### Aim
Your task is to copy the listing exactly. Drop any pictures from the copy.

|---|

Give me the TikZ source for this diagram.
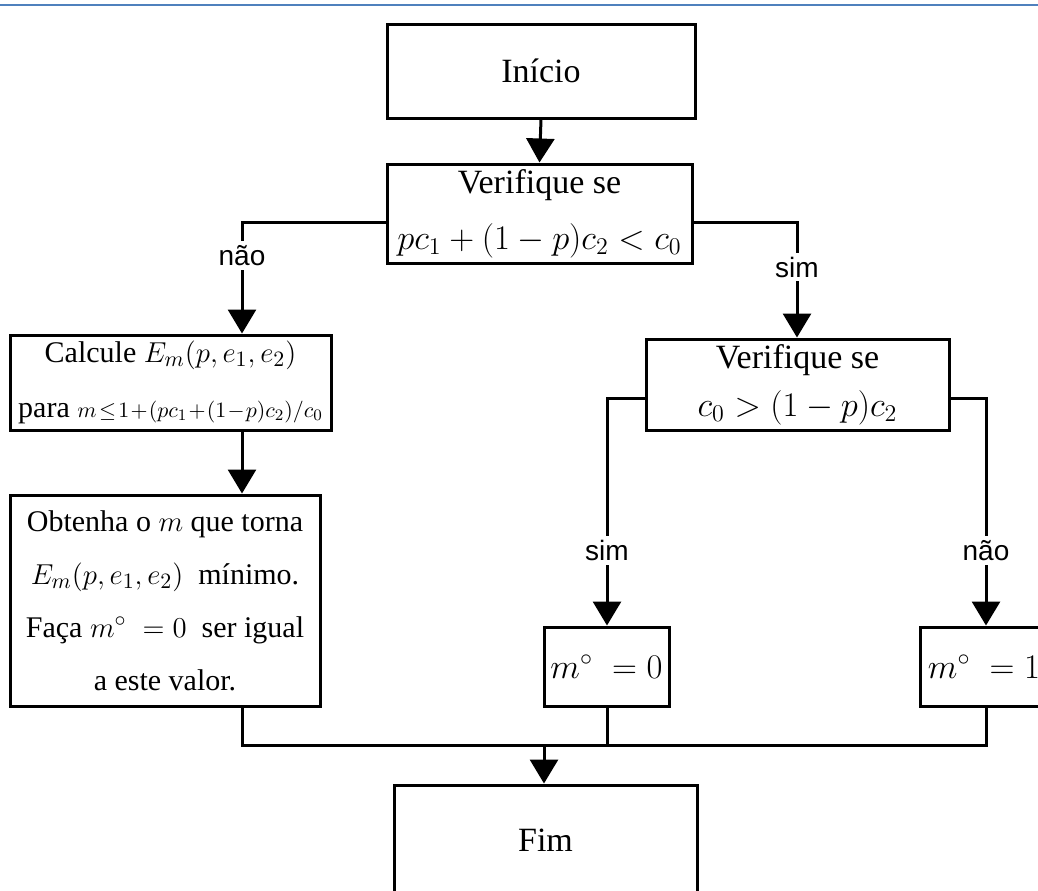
\documentclass[tikz,border=0pt]{standalone}
\usepackage{fontspec}
\setmainfont{Liberation Serif}
\setsansfont{Liberation Sans}
\definecolor{linhaTopo}{RGB}{79,129,189}
\usetikzlibrary{arrows.meta, positioning, calc}

\begin{document}
\begin{tikzpicture}[x=0.5pt, y=-0.5pt,
  box/.style={rectangle, draw, line width=1.5pt, align=center,
              font=\fontsize{17}{24}\selectfont, inner sep=0pt},
  pequena/.style={font=\fontsize{15}{26.5}\selectfont},
  arr/.style={-{Triangle[width=14pt,length=12pt]}, line width=1.5pt},
  lin/.style={line width=1.5pt},
  lbl/.style={font=\sffamily\fontsize{14}{16}\selectfont, fill=white, inner sep=2pt}
]
  \useasboundingbox (0,0) rectangle (1038,890);
  \draw[line width=1.3pt, color=linhaTopo] (0,5) -- (1038,5);

  % caixas
  \node[box, minimum width=154pt, minimum height=47pt] (inicio) at (541,71) {Início};
  \node[box, minimum width=152.5pt, minimum height=49.5pt] (ver1) at (539.5,213.5)
    {Verifique se\\[4pt] $pc_1 + (1-p)c_2 < c_0$};
  \node[box, pequena, minimum width=160.5pt, minimum height=47.5pt] (calc) at (170.5,382.5)
    {Calcule $E_m(p,e_1,e_2)$\\[1pt] para {\fontsize{10.8}{12}\selectfont\medmuskip=1mu\thickmuskip=2mu
     $m \le 1+(pc_1+(1-p)c_2)/c_0$}};
  \node[box, pequena, minimum width=155pt, minimum height=105.5pt] (obt) at (165,600.5)
    {Obtenha o $m$ que torna\\ $E_m(p,e_1,e_2)$ \ mínimo.\\ Faça $m^{\circ}\;=0$ \ ser igual\\ a este valor.};
  \node[box, minimum width=151.5pt, minimum height=45.5pt] (ver2) at (797.5,384.5)
    {Verifique se\\ $c_0 > (1-p)c_2$};
  \node[box, minimum width=62.5pt, minimum height=39.5pt] (m0) at (606.5,666.5) {$m^{\circ}\;=0$};
  \node[box, minimum width=64pt, minimum height=39.5pt] (m1) at (984,666.5) {$m^{\circ}\;=1$};
  \node[box, minimum width=151.5pt, minimum height=55pt] (fim) at (545.5,840) {Fim};

  % pontos de dobra
  \coordinate (dobraE) at (242,222);
  \coordinate (dobraD) at (797,222);
  \coordinate (dobraE2) at (607,398);
  \coordinate (dobraD2) at (986,398);
  \coordinate (juncao) at (544,745);

  % ligacoes
  \draw[arr] (inicio.south) -- (ver1.north);
  \draw[arr] (ver1.west |- dobraE) -- (dobraE) -- node[lbl, pos=0.3] {não} (dobraE |- calc.north);
  \draw[arr] (ver1.east |- dobraD) -- (dobraD) -- node[lbl, pos=0.39] {sim} (dobraD |- ver2.north);
  \draw[arr] (calc.south -| dobraE) -- (obt.north -| dobraE);
  \draw[arr] (ver2.west |- dobraE2) -- (dobraE2) -- node[lbl, pos=0.67] {sim} (dobraE2 |- m0.north);
  \draw[arr] (ver2.east |- dobraD2) -- (dobraD2) -- node[lbl, pos=0.67] {não} (dobraD2 |- m1.north);
  \draw[lin] (obt.south -| dobraE) |- (dobraD2 |- juncao) -- (dobraD2 |- m1.south);
  \draw[lin] (m0.south -| dobraE2) -- (dobraE2 |- juncao);
  \draw[arr] (juncao) -- (juncao |- fim.north);
\end{tikzpicture}
\end{document}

|---|

### Result below
Give me the TikZ source for this diagram.
\documentclass[tikz,border=0pt]{standalone}
\usepackage{fontspec}
\setmainfont{Liberation Serif}
\setsansfont{Liberation Sans}
\definecolor{linhaTopo}{RGB}{79,129,189}
\usetikzlibrary{arrows.meta, positioning, calc}

\begin{document}
\begin{tikzpicture}[x=0.5pt, y=-0.5pt,
  box/.style={rectangle, draw, line width=1.5pt, align=center,
              font=\fontsize{17}{24}\selectfont, inner sep=0pt},
  pequena/.style={font=\fontsize{15}{26.5}\selectfont},
  arr/.style={-{Triangle[width=14pt,length=12pt]}, line width=1.5pt},
  lin/.style={line width=1.5pt},
  lbl/.style={font=\sffamily\fontsize{14}{16}\selectfont, fill=white, inner sep=2pt}
]
  \useasboundingbox (0,0) rectangle (1038,890);
  \draw[line width=1.3pt, color=linhaTopo] (0,5) -- (1038,5);

  % caixas
  \node[box, minimum width=154pt, minimum height=47pt] (inicio) at (541,71) {Início};
  \node[box, minimum width=152.5pt, minimum height=49.5pt] (ver1) at (539.5,213.5)
    {Verifique se\\[4pt] $pc_1 + (1-p)c_2 < c_0$};
  \node[box, pequena, minimum width=160.5pt, minimum height=47.5pt] (calc) at (170.5,382.5)
    {Calcule $E_m(p,e_1,e_2)$\\[1pt] para {\fontsize{10.8}{12}\selectfont\medmuskip=1mu\thickmuskip=2mu
     $m \le 1+(pc_1+(1-p)c_2)/c_0$}};
  \node[box, pequena, minimum width=155pt, minimum height=105.5pt] (obt) at (165,600.5)
    {Obtenha o $m$ que torna\\ $E_m(p,e_1,e_2)$ \ mínimo.\\ Faça $m^{\circ}\;=0$ \ ser igual\\ a este valor.};
  \node[box, minimum width=151.5pt, minimum height=45.5pt] (ver2) at (797.5,384.5)
    {Verifique se\\ $c_0 > (1-p)c_2$};
  \node[box, minimum width=62.5pt, minimum height=39.5pt] (m0) at (606.5,666.5) {$m^{\circ}\;=0$};
  \node[box, minimum width=64pt, minimum height=39.5pt] (m1) at (984,666.5) {$m^{\circ}\;=1$};
  \node[box, minimum width=151.5pt, minimum height=55pt] (fim) at (545.5,840) {Fim};

  % pontos de dobra
  \coordinate (dobraE) at (242,222);
  \coordinate (dobraD) at (797,222);
  \coordinate (dobraE2) at (607,398);
  \coordinate (dobraD2) at (986,398);
  \coordinate (juncao) at (544,745);

  % ligacoes
  \draw[arr] (inicio.south) -- (ver1.north);
  \draw[arr] (ver1.west |- dobraE) -- (dobraE) -- node[lbl, pos=0.3] {não} (dobraE |- calc.north);
  \draw[arr] (ver1.east |- dobraD) -- (dobraD) -- node[lbl, pos=0.39] {sim} (dobraD |- ver2.north);
  \draw[arr] (calc.south -| dobraE) -- (obt.north -| dobraE);
  \draw[arr] (ver2.west |- dobraE2) -- (dobraE2) -- node[lbl, pos=0.67] {sim} (dobraE2 |- m0.north);
  \draw[arr] (ver2.east |- dobraD2) -- (dobraD2) -- node[lbl, pos=0.67] {não} (dobraD2 |- m1.north);
  \draw[lin] (obt.south -| dobraE) |- (dobraD2 |- juncao) -- (dobraD2 |- m1.south);
  \draw[lin] (m0.south -| dobraE2) -- (dobraE2 |- juncao);
  \draw[arr] (juncao) -- (juncao |- fim.north);
\end{tikzpicture}
\end{document}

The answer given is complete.